→ **Prompt**
Pictures aside, quote the whole listing exactly.

→ **Data provided**

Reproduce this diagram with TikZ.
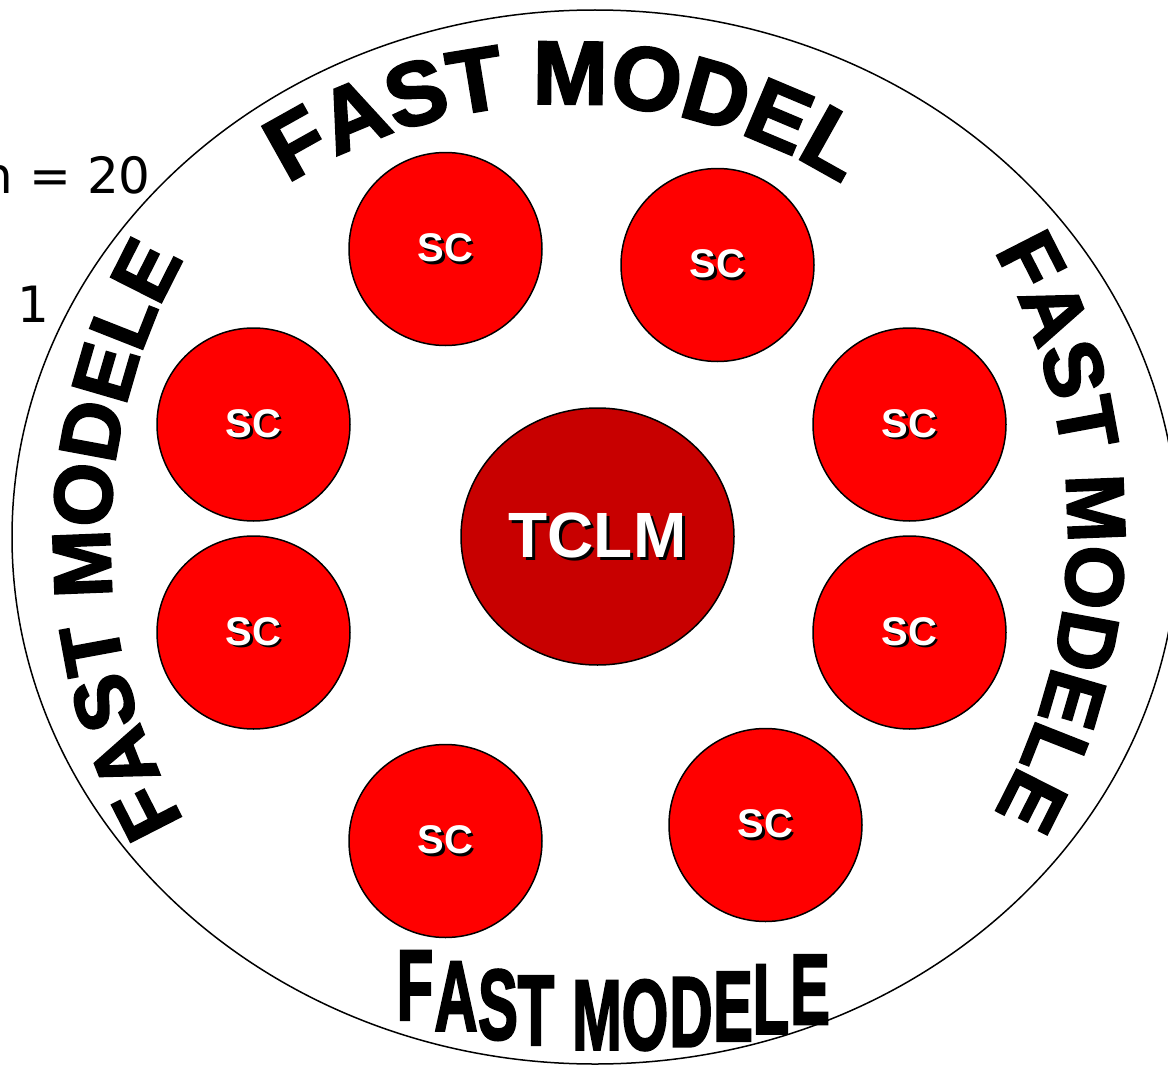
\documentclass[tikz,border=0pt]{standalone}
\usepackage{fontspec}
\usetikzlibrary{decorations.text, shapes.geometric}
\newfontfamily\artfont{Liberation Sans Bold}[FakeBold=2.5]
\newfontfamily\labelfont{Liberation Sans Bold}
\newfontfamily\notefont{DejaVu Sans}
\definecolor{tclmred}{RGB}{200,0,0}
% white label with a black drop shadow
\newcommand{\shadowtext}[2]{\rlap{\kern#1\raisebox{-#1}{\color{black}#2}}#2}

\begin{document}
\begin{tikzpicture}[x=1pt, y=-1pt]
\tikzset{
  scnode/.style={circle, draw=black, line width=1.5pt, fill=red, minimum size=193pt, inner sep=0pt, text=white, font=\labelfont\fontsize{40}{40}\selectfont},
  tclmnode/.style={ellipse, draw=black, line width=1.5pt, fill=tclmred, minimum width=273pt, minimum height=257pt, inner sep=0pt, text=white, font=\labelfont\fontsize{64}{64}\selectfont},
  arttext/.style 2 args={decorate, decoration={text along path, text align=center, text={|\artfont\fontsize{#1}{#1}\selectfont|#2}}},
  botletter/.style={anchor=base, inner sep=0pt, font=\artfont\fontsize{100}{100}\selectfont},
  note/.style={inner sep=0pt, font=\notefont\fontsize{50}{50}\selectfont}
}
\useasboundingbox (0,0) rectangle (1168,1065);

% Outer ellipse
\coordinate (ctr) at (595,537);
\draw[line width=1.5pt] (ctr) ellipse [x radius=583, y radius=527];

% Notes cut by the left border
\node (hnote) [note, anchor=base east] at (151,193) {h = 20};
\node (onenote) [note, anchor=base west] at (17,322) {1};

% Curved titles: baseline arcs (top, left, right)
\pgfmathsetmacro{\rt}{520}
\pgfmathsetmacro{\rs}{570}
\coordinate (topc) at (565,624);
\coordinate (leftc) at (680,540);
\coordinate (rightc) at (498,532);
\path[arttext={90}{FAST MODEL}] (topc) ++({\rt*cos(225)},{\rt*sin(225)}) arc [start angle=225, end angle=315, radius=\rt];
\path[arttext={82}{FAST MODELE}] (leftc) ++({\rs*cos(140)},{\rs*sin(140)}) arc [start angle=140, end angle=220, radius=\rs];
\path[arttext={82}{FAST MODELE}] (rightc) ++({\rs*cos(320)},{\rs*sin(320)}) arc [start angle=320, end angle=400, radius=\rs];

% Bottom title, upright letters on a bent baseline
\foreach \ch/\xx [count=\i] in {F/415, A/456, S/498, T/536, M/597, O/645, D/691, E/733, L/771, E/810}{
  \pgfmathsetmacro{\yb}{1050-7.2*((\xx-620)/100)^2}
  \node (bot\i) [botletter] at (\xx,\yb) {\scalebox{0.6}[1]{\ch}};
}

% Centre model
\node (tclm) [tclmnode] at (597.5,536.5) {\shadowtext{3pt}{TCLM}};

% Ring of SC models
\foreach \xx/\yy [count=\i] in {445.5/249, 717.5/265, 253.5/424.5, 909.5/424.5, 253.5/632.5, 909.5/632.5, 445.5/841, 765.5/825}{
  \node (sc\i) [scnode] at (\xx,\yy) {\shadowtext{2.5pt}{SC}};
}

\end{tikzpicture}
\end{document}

→ **Answer below**
Reproduce this diagram with TikZ.
\documentclass[tikz,border=0pt]{standalone}
\usepackage{fontspec}
\usetikzlibrary{decorations.text, shapes.geometric}
\newfontfamily\artfont{Liberation Sans Bold}[FakeBold=2.5]
\newfontfamily\labelfont{Liberation Sans Bold}
\newfontfamily\notefont{DejaVu Sans}
\definecolor{tclmred}{RGB}{200,0,0}
% white label with a black drop shadow
\newcommand{\shadowtext}[2]{\rlap{\kern#1\raisebox{-#1}{\color{black}#2}}#2}

\begin{document}
\begin{tikzpicture}[x=1pt, y=-1pt]
\tikzset{
  scnode/.style={circle, draw=black, line width=1.5pt, fill=red, minimum size=193pt, inner sep=0pt, text=white, font=\labelfont\fontsize{40}{40}\selectfont},
  tclmnode/.style={ellipse, draw=black, line width=1.5pt, fill=tclmred, minimum width=273pt, minimum height=257pt, inner sep=0pt, text=white, font=\labelfont\fontsize{64}{64}\selectfont},
  arttext/.style 2 args={decorate, decoration={text along path, text align=center, text={|\artfont\fontsize{#1}{#1}\selectfont|#2}}},
  botletter/.style={anchor=base, inner sep=0pt, font=\artfont\fontsize{100}{100}\selectfont},
  note/.style={inner sep=0pt, font=\notefont\fontsize{50}{50}\selectfont}
}
\useasboundingbox (0,0) rectangle (1168,1065);

% Outer ellipse
\coordinate (ctr) at (595,537);
\draw[line width=1.5pt] (ctr) ellipse [x radius=583, y radius=527];

% Notes cut by the left border
\node (hnote) [note, anchor=base east] at (151,193) {h = 20};
\node (onenote) [note, anchor=base west] at (17,322) {1};

% Curved titles: baseline arcs (top, left, right)
\pgfmathsetmacro{\rt}{520}
\pgfmathsetmacro{\rs}{570}
\coordinate (topc) at (565,624);
\coordinate (leftc) at (680,540);
\coordinate (rightc) at (498,532);
\path[arttext={90}{FAST MODEL}] (topc) ++({\rt*cos(225)},{\rt*sin(225)}) arc [start angle=225, end angle=315, radius=\rt];
\path[arttext={82}{FAST MODELE}] (leftc) ++({\rs*cos(140)},{\rs*sin(140)}) arc [start angle=140, end angle=220, radius=\rs];
\path[arttext={82}{FAST MODELE}] (rightc) ++({\rs*cos(320)},{\rs*sin(320)}) arc [start angle=320, end angle=400, radius=\rs];

% Bottom title, upright letters on a bent baseline
\foreach \ch/\xx [count=\i] in {F/415, A/456, S/498, T/536, M/597, O/645, D/691, E/733, L/771, E/810}{
  \pgfmathsetmacro{\yb}{1050-7.2*((\xx-620)/100)^2}
  \node (bot\i) [botletter] at (\xx,\yb) {\scalebox{0.6}[1]{\ch}};
}

% Centre model
\node (tclm) [tclmnode] at (597.5,536.5) {\shadowtext{3pt}{TCLM}};

% Ring of SC models
\foreach \xx/\yy [count=\i] in {445.5/249, 717.5/265, 253.5/424.5, 909.5/424.5, 253.5/632.5, 909.5/632.5, 445.5/841, 765.5/825}{
  \node (sc\i) [scnode] at (\xx,\yy) {\shadowtext{2.5pt}{SC}};
}

\end{tikzpicture}
\end{document}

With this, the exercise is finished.